Break the eggs into a small bowl and beat them lightly with a fork. Sift together the flour, cocoa and baking powder and mix in a pinch of salt. With the machine running slowly, introduce the beaten egg a little at a time, speeding up between additions. Remove the bowl from the mixer to the work surface and mix in the melted and the chopped chocolate with a large metal spoon. Add the nuts and orange zest. Lastly, use a large stainless steel spoon to fold in the flour and cocoa mixture, gently, firmly, without knocking any of the air out.
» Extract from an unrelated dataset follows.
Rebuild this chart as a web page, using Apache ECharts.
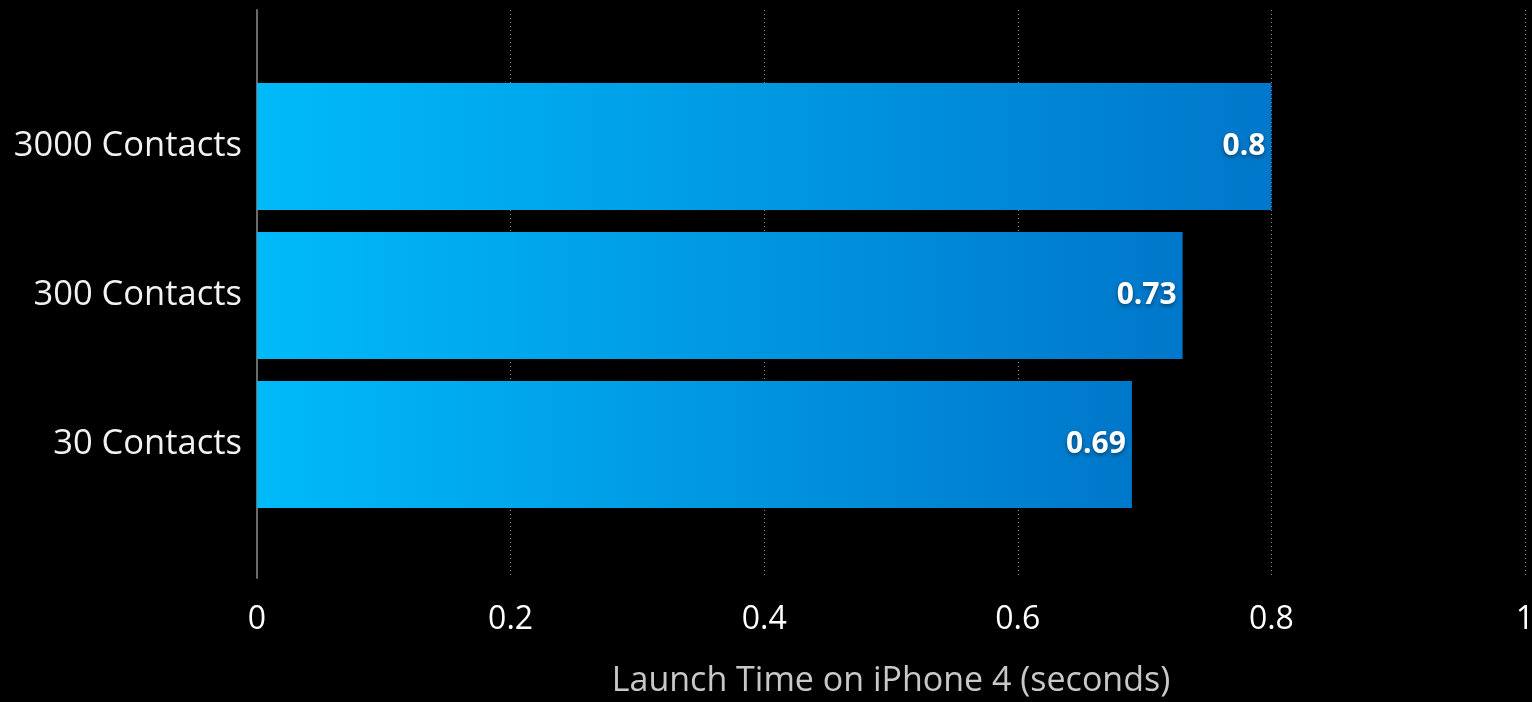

Scrape the mixture into the prepared cake tin, smooth the top and bake for 30 minutes. The top will have risen slightly and the cake will appear slightly softer in the middle than around the edges. Pierce the centre of the cake with a fork; it should come out sticky but not with raw mixture attached to it. If it does, then return the brownie to the oven for three more minutes. It is worth remembering that it will solidify a little on cooling, so if it appears a bit wet, don’t worry. Leave to cool for at least an hour before cutting into squares. Enough for 12.